Not so fast. The fact remains that the sheer volume of PC viruses and malware still dwarfs the security problems of Apple products. Despite the hype, however, that’s not a function of Apple’s security posture. It’s a function of Apple’s relative unpopularity.

Just over 4% of the world’s computers run Apple operating systems. The monetary and prestige-related returns for hacking Apple products are simply lower. Hackers have less of an incentive to find and exploit security breaches on a Mac because fewer people use them.

iOS, on the other hand, is the mobile operating system of choice for over 40% of the world’s users – a far more lucrative target. The fact that quite a few of the Mac hacks were actually designed as a back door into iOS is telling.
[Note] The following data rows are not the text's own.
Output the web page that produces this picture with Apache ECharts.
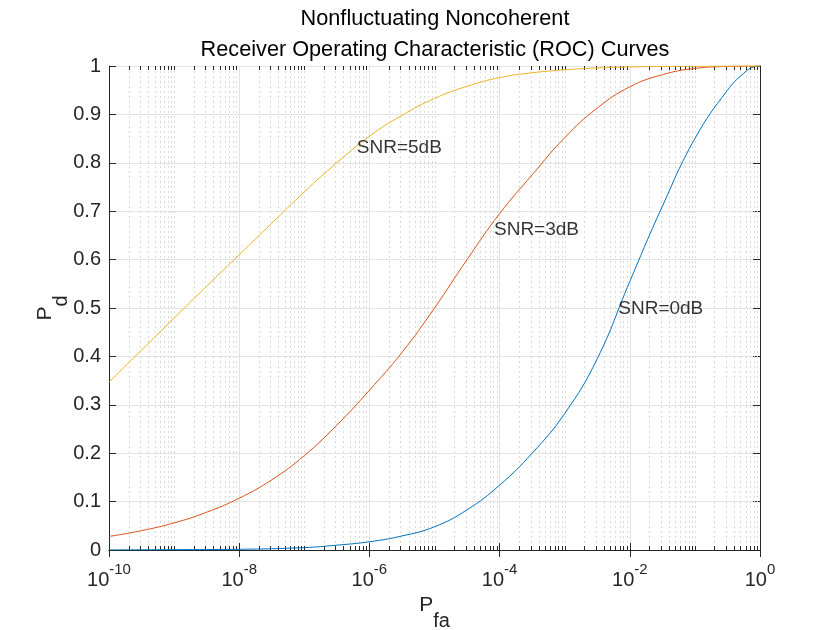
<!DOCTYPE html>
<html>
<head>
<meta charset="utf-8">
<script src="https://cdn.jsdelivr.net/npm/echarts@6/dist/echarts.min.js"></script>
<style>html,body{margin:0;padding:0;background:#fff}#c{width:840px;height:630px}</style>
</head>
<body>
<div id="c"></div>
<script>
// ---- data ----
const pfaSnr0 = [1e-10, 1e-9, 1e-8, 1e-7, 3.16e-7, 1e-6, 3.16e-6, 1e-5, 3.16e-5, 1e-4,
                 3.16e-4, 1e-3, 3.16e-3, 1e-2, 3.16e-2, 1e-1, 3.16e-1, 5.62e-1, 7.94e-1, 1];
const pdSnr0  = [0.0002, 0.0007, 0.0015, 0.005, 0.01, 0.017, 0.029, 0.048, 0.083, 0.134,
                 0.20, 0.282, 0.395, 0.555, 0.71, 0.85, 0.95, 0.985, 0.998, 1.0];
const pfaSnr3 = [1e-10, 3.16e-10, 1e-9, 3.16e-9, 1e-8, 3.16e-8, 1e-7, 3.16e-7, 1e-6, 3.16e-6,
                 1e-5, 3.16e-5, 1e-4, 3.16e-4, 1e-3, 3.16e-3, 1e-2, 3.16e-2, 1e-1, 3.16e-1, 1];
const pdSnr3  = [0.028, 0.04, 0.056, 0.078, 0.107, 0.145, 0.195, 0.258, 0.33, 0.408,
                 0.50, 0.60, 0.695, 0.775, 0.852, 0.913, 0.957, 0.982, 0.995, 0.999, 1.0];
const pfaSnr5 = [1e-10, 3.16e-10, 1e-9, 3.16e-9, 1e-8, 3.16e-8, 1e-7, 3.16e-7, 1e-6, 3.16e-6,
                 1e-5, 3.16e-5, 1e-4, 3.16e-4, 1e-3, 3.16e-3, 1e-2, 3.16e-2, 1e-1, 3.16e-1, 1];
const pdSnr5  = [0.347, 0.413, 0.479, 0.545, 0.61, 0.675, 0.74, 0.80, 0.855, 0.898,
                 0.933, 0.958, 0.976, 0.986, 0.992, 0.996, 0.998, 0.999, 0.9996, 0.9999, 1.0];
const seriesNames = ['SNR=0dB', 'SNR=3dB', 'SNR=5dB'];
const annotTexts = ['SNR=0dB', 'SNR=3dB', 'SNR=5dB'];
const annotX = [6.65e-3, 8.2e-5, 6.4e-7];
const annotY = [0.498, 0.662, 0.832];
const titleLines = ['Nonfluctuating Noncoherent', 'Receiver Operating Characteristic (ROC) Curves'];

// minor log tick positions (2..9 per decade, plus odd decades which carry no label)
const minorX = [];
for (let d = -10; d < 0; d++) {
  if (d % 2 !== 0) minorX.push(Math.pow(10, d));
  for (let k = 2; k <= 9; k++) minorX.push(k * Math.pow(10, d));
}

const FONT = '"Liberation Sans", Arial, Helvetica, sans-serif';
const AX = '#262626';
const colors = ['#0072BD', '#D95319', '#EDB120'];

const pairs = (xs, ys) => xs.map((x, i) => [x, ys[i]]);

const chart = echarts.init(document.getElementById('c'), null, {renderer: 'canvas'});
const axisCommonX = {
  type: 'log', logBase: 10, min: 1e-10, max: 1, interval: 2, splitNumber: 5,
  axisLine: {show: true, lineStyle: {color: AX, width: 1}},
  axisTick: {show: true, inside: true, length: 7, lineStyle: {color: AX}},
  minorTick: {show: false}
};
const subRich = {
  p: {fontFamily: FONT, fontSize: 21, color: AX, lineHeight: 24, padding: [0, 0, 16, 0]},
  s: {fontFamily: FONT, fontSize: 20, color: AX, lineHeight: 24, padding: [16, 0, 0, 0]}
};
const lineCommon = {type: 'line', showSymbol: false, smooth: 0.45, z: 3};
const option = {
  animation: false,
  backgroundColor: '#fff',
  title: {
    text: titleLines.join('\n'),
    left: 430, textAlign: 'center', top: -1,
    textStyle: {fontFamily: FONT, fontSize: 21.7, fontWeight: 'normal', color: '#000', lineHeight: 31}
  },
  grid: {left: 109, right: 80, top: 66, bottom: 80, containLabel: false, outerBoundsMode: 'none'},
  xAxis: [
    Object.assign({}, axisCommonX, {
      position: 'bottom',
      axisLabel: {
        margin: 16,
        formatter: v => '{b|10}{s|' + Math.round(Math.log10(v)) + '}',
        rich: {
          b: {fontFamily: FONT, fontSize: 20, color: AX, lineHeight: 20, padding: [8, 0, 0, 0]},
          s: {fontFamily: FONT, fontSize: 15, color: AX, lineHeight: 16, padding: [0, 0, 12, 0]}
        }
      },
      splitLine: {show: true, lineStyle: {color: '#e3e3e3', width: 1}},
      name: '{p|P}{s|fa}', nameLocation: 'middle', nameGap: 50,
      nameTextStyle: {rich: subRich}
    }),
    Object.assign({}, axisCommonX, {
      position: 'top',
      axisLabel: {show: false},
      splitLine: {show: false}
    })
  ],
  yAxis: [
    {
      type: 'value', min: 0, max: 1, interval: 0.1, position: 'left',
      axisLine: {show: true, lineStyle: {color: AX}},
      axisTick: {show: true, inside: true, length: 7, lineStyle: {color: AX}},
      axisLabel: {margin: 8, fontFamily: FONT, fontSize: 20, color: AX},
      splitLine: {show: true, lineStyle: {color: '#e3e3e3', width: 1}},
      name: '{p|P}{s|d}', nameLocation: 'middle', nameRotate: 90, nameGap: 44,
      nameMoveOverlap: false,
      nameTextStyle: {rich: subRich}
    },
    {
      type: 'value', min: 0, max: 1, interval: 0.1, position: 'right',
      axisLine: {show: true, lineStyle: {color: AX}},
      axisTick: {show: true, inside: true, length: 7, lineStyle: {color: AX}},
      axisLabel: {show: false},
      splitLine: {show: false}
    }
  ],
  series: [
    {
      type: 'custom', xAxisIndex: 0, yAxisIndex: 0, silent: true, z: 1,
      data: minorX.map(v => [v]),
      encode: {x: 0},
      renderItem: (params, api) => {
        const cs = params.coordSys;
        const px = Math.round(api.coord([api.value(0), 0])[0]) + 0.5;
        const top = cs.y, bot = cs.y + cs.height;
        return {
          type: 'group',
          children: [
            {type: 'line', shape: {x1: px, y1: top, x2: px, y2: bot},
             style: {stroke: '#dadada', lineWidth: 1, lineDash: [2, 3]}},
            {type: 'line', shape: {x1: px, y1: top, x2: px, y2: top + 4},
             style: {stroke: AX, lineWidth: 1}},
            {type: 'line', shape: {x1: px, y1: bot, x2: px, y2: bot - 4},
             style: {stroke: AX, lineWidth: 1}}
          ]
        };
      }
    },
    Object.assign({}, lineCommon, {name: seriesNames[0], data: pairs(pfaSnr0, pdSnr0),
      lineStyle: {color: colors[0], width: 1}, itemStyle: {color: colors[0]}}),
    Object.assign({}, lineCommon, {name: seriesNames[1], data: pairs(pfaSnr3, pdSnr3),
      lineStyle: {color: colors[1], width: 1}, itemStyle: {color: colors[1]}}),
    Object.assign({}, lineCommon, {name: seriesNames[2], data: pairs(pfaSnr5, pdSnr5),
      lineStyle: {color: colors[2], width: 1}, itemStyle: {color: colors[2]}}),
    {
      type: 'scatter', symbolSize: 0, silent: true, z: 4,
      data: annotTexts.map((t, i) => ({name: t, value: [annotX[i], annotY[i]]})),
      label: {show: true, position: 'right', distance: 0, formatter: p => p.name,
              fontFamily: FONT, fontSize: 19, color: '#000', align: 'left', verticalAlign: 'middle'}
    }
  ]
};
chart.setOption(option);
</script>
</body>
</html>
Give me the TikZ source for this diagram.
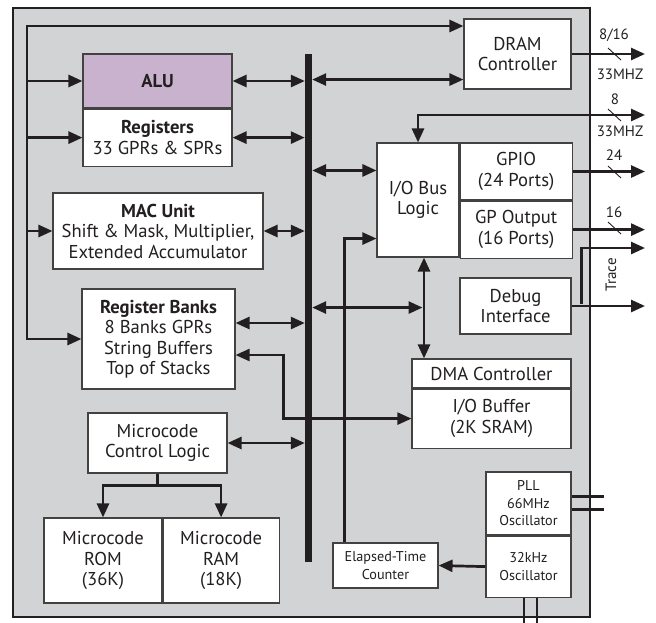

When choosing systems and mobile devices, IT managers have to weigh both the potential for vulnerabilities and the benefits that come with user familiarity. Unfortunately, it appears that the two are linked – familiarity breeds vulnerability. In the end, the playing field may not be exactly level when it comes to security of competing platforms. Still, assessing risk is an increasingly nuanced task.